最简单的解决方案通常是最快的!
这是我的建议:
str = paste0(ac, collapse="|")
df$id[grep(str, df$description)]
但你也可以这样
df$id[as.logical(rowSums(!is.na(sapply(ac, function(x) stringr::str_match(df$description, x)))))]
或者这样
df$id[grepl(str, df$description, perl=T)]
但是,必须进行比较。顺便说一句,我添加了来自@Andre Wildberg 和@Martina C. Arnolda 的建议。
以下是基准。
str = paste0(ac, collapse="|")
fFiolka1 = function() df$id[grep(str, df$description)]
fFiolka2 = function() df$id[as.logical(rowSums(!is.na(sapply(ac, function(x) stringr::str_match(df$description, x)))))]
fFiolka3 = function() df$id[grepl(str, df$description, perl=T)]
fWildberg1 = function() df$id[unlist(sapply(ac, function(x) grep(x, df$description)))]
fWildberg2 = function() df$id[as.logical(rowSums(sapply(ac, function(x) stri_detect_regex(df$description, x))))]
fArnolda1 = function() df[grep(str, df$description), ]["id"]

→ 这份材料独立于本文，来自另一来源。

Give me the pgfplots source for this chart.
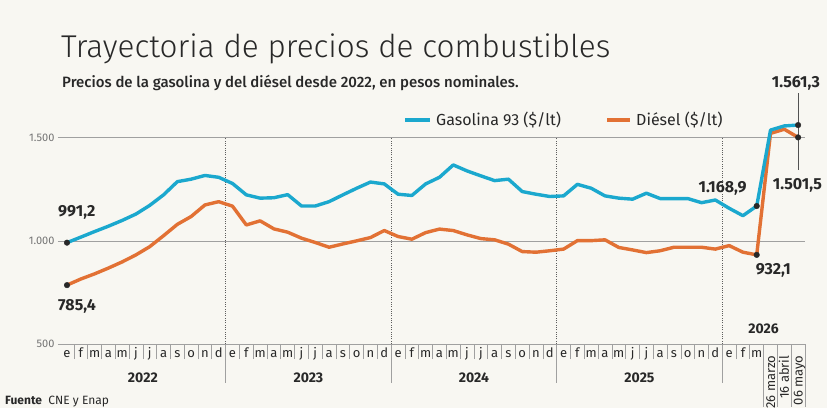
\documentclass[border=0pt]{standalone}
\usepackage{fontspec}
\usepackage{pgfplots}
\usepackage{pgfplotstable}
\pgfplotsset{compat=1.18}
\setmainfont{Fira Sans}
\newfontfamily\lightfont{Fira Sans Light}
\newfontfamily\medfont{Fira Sans Medium}

\definecolor{bg}{RGB}{248,247,242}
\definecolor{gas}{RGB}{27,168,206}
\definecolor{die}{RGB}{226,113,52}
\definecolor{ink}{RGB}{40,40,40}
\definecolor{gridc}{RGB}{160,160,160}

% monthly prices, $/lt; 51-53 = 26 marzo, 16 abril, 06 mayo 2026
\pgfplotstableread{
i  gas     die
0  991.2   785.4
1  1018    815
2  1045    840
3  1071    868
4  1099    898
5  1130    932
6  1172    972
7  1223    1025
8  1287    1080
9  1299    1118
10 1317    1174
11 1308    1190
12 1278    1168
13 1223    1077
14 1207    1097
15 1209    1058
16 1224    1042
17 1169    1013
18 1169    992
19 1190    969
20 1223    985
21 1255    1000
22 1285    1016
23 1276    1050
24 1226    1021
25 1220    1008
26 1276    1040
27 1308    1057
28 1368    1050
29 1339    1029
30 1315    1011
31 1292    1005
32 1299    984
33 1239    948
34 1226    945
35 1215    952
36 1218    960
37 1274    1001
38 1255    1001
39 1218    1005
40 1207    968
41 1202    956
42 1231    943
43 1205    952
44 1205    969
45 1205    969
46 1185    969
47 1198    960
48 1158    977
49 1122    945
50 1168.9  932.1
51 1537    1521
52 1557    1541
53 1561.3  1501.5
}\prices

\begin{document}
\begin{tikzpicture}
\path[use as bounding box, fill=bg] (0,0) rectangle (827pt,408pt);
\begin{scope}
\clip (0,0) rectangle (827pt,408pt);

\node[anchor=base west, inner sep=0, text=ink, font=\lightfont\fontsize{31.5}{31.5}\selectfont]
  at (61pt,350pt) {Trayectoria de precios de combustibles};
\node[anchor=base west, inner sep=0, text=ink, font=\medfont\fontsize{15}{15}\selectfont]
  at (62pt,320pt) {Precios de la gasolina y del diésel desde 2022, en pesos nominales.};

% legend
\draw[gas, line width=3.5pt] (405pt,288pt) -- (430pt,288pt);
\node[anchor=west, inner sep=0, text=ink, font=\fontsize{16}{16}\selectfont]
  at (436pt,288pt) {Gasolina 93 (\$/lt)};
\draw[die, line width=3.5pt] (607pt,288pt) -- (630pt,288pt);
\node[anchor=west, inner sep=0, text=ink, font=\fontsize{16}{16}\selectfont]
  at (636pt,288pt) {Diésel (\$/lt)};

\node[anchor=base west, inner sep=0, text=ink, font=\fontsize{12}{12}\selectfont]
  at (5pt,4pt) {\textbf{Fuente}\ \ CNE y Enap};

\begin{axis}[
  at={(58pt,64pt)}, anchor=south west, scale only axis,
  width=747pt, height=206.3pt,
  xmin=-0.652, xmax=53.5, ymin=500, ymax=1500,
  clip=false,
  axis line style={draw=none},
  ytick={500,1000,1500}, yticklabels={500,1.000,1.500},
  ymajorgrids, grid style={gridc, line width=0.7pt},
  yticklabel style={font=\fontsize{11}{11}\selectfont, text=black!55},
  xtick={0,...,50},
  xticklabels={e,f,m,a,m,j,j,a,s,o,n,d,e,f,m,a,m,j,j,a,s,o,n,d,e,f,m,a,m,j,j,a,s,o,n,d,e,f,m,a,m,j,j,a,s,o,n,d,e,f,m},
  xticklabel style={font=\fontsize{13}{13}\selectfont, text=ink, text height=9pt, text depth=2pt, yshift=-1pt},
  extra x ticks={51,52,53},
  extra x tick labels={26 marzo,16 abril,06 mayo},
  extra x tick style={grid=none, tick label style={rotate=90, anchor=east, yshift=0pt, xshift=-8pt, text height=8pt, text depth=0pt, font=\fontsize{11}{11}\selectfont}},
  minor xtick={0.5,1.5,...,53.5},
  major tick length=0pt, minor tick length=15pt,
  tick align=outside, xtick pos=bottom, ytick pos=left,
  minor tick style={gridc, line width=0.7pt},
]
% year dividers
\pgfplotsinvokeforeach{11.5,23.5,35.5,47.5}{
  \draw[ink!75, line width=0.6pt, dash pattern=on 1pt off 1.3pt] (axis cs:#1,500) -- (axis cs:#1,1500);
  \draw[gridc, line width=0.7pt] (axis cs:#1,500) -- ++(0pt,-39pt);
}
\pgfplotsinvokeforeach{50.5,51.5,52.5,53.5}{
  \draw[gridc, line width=0.7pt] (axis cs:#1,500) -- ++(0pt,-63pt);
}
\node[font=\bfseries\fontsize{14}{14}\selectfont, text=ink, yshift=-34pt] at (axis cs:5.5,500) {2022};
\node[font=\bfseries\fontsize{14}{14}\selectfont, text=ink, yshift=-34pt] at (axis cs:17.5,500) {2023};
\node[font=\bfseries\fontsize{14}{14}\selectfont, text=ink, yshift=-34pt] at (axis cs:29.5,500) {2024};
\node[font=\bfseries\fontsize{14}{14}\selectfont, text=ink, yshift=-34pt] at (axis cs:41.5,500) {2025};
\node[font=\bfseries\fontsize{14}{14}\selectfont, text=ink] at (axis cs:50.5,574) {2026};

\addplot[die, line width=3.4pt, line join=round] table[x=i, y=die] {\prices};
\addplot[gas, line width=3.4pt, line join=round] table[x=i, y=gas] {\prices};

\draw[ink!80, line width=0.8pt] (axis cs:53,1716) -- (axis cs:53,1344);
\addplot[only marks, mark=*, mark size=2.8pt, ink]
  coordinates {(0,991.2) (0,785.4) (50,1168.9) (50,932.1) (53,1561.3) (53,1501.5)};

\node[anchor=west, inner sep=0, text=ink, font=\bfseries\fontsize{16}{16}\selectfont] at (axis cs:-0.65,1140) {991,2};
\node[anchor=west, inner sep=0, text=ink, font=\bfseries\fontsize{16}{16}\selectfont] at (axis cs:-0.65,680) {785,4};
\node[anchor=east, inner sep=0, text=ink, font=\bfseries\fontsize{16}{16}\selectfont] at (axis cs:49.28,1252) {1.168,9};
\node[anchor=west, inner sep=0, text=ink, font=\bfseries\fontsize{16}{16}\selectfont] at (axis cs:49.93,855) {932,1};
\node[anchor=west, inner sep=0, text=ink, font=\bfseries\fontsize{16}{16}\selectfont] at (axis cs:51.09,1765) {1.561,3};
\node[anchor=west, inner sep=0, text=ink, font=\bfseries\fontsize{16}{16}\selectfont] at (axis cs:51.16,1271) {1.501,5};
\end{axis}
\end{scope}
\end{tikzpicture}
\end{document}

fArnolda2 = function() df[stringi::stri_detect_regex(df$description, str), ]["id"]
fArnolda3 = function() df %>% filter(description %>% str_detect(str)) %>% select(id)
library(microbenchmark)
ggplot2::autoplot(microbenchmark(
fFiolka1(), fFiolka2(), fFiolka3(),
fWildberg1(), fWildberg2(),
fArnolda1(), fArnolda2(), fArnolda3(),
times=100))
请注意,为简单起见,我将 ac 保留为向量!。
ac <- c("san francisco ca", "pittsburgh pa", "philadelphia pa", "washington dc", "new york ny", "aliquippa pa", "gainesville fl", "manhattan ks")
@jvalenti 的特别更新
好的。现在我更好地理解了你想要达到的目标。但是,为了充分展示最佳解决方案,我稍微修改了您的数据。他们来了
library(tidyverse)
ac <- c("san francisco ca", "pittsburgh pa", "philadelphia pa", "washington dc", "new york ny", "aliquippa pa", "gainesville fl", "manhattan ks")
ac = tibble(ac = ac)
df = structure(list(
month = c(202110L, 201910L, 202005L, 201703L, 201208L, 201502L),
id = c(100559687L, 100558763L, 100558934L, 100558946L, 100543422L, 100547618L),
description = c(
"residential local telephone pittsburgh pa local with more san francisco ca flat rate with eas philadelphia pa plan includes voicemail call forwarding call waiting caller id call restriction three way calling id block speed dialing call return call screening modem rental voip transmission telephone access line 34 95 modem rental 7 00 total 41 95",
"digital video san francisco ca pittsburgh pa multilatino ultra bensalem pa service includes digital economy multilatino digital preferred tier and certain additonal digital channels coaxial cable transmission",
"residential all distance telephone pittsburgh pa unlimited voice only harrisburg pa flat rate with eas only features call waiting caller id caller id with call waiting call screening call forwarding call forwarding selective call return 69 3 way calling anonymous call rejection repeat dialing speed dial caller id blocking coaxial cable transmission",
"residential all distance telephone pittsburgh pa unlimited voice philadelphia pa san francisco ca pa flat rate with eas only features call waiting caller id caller id with call waiting call screening call forwarding call forwarding selective call return 69 3 way calling anonymous call rejection repeat dialing speed dial caller id blocking",
"local spot advertising 30 second advertisement austin tx weekday 6 am 6 pm other audience demographic w18 49 number of rating points for daypart 0 29 average cpp 125",
"residential public switched toll pittsburgh pa manhattan ks ks plan area residence switched toll base san philadelphia pa ca average revenue per minute 0 18 minute online"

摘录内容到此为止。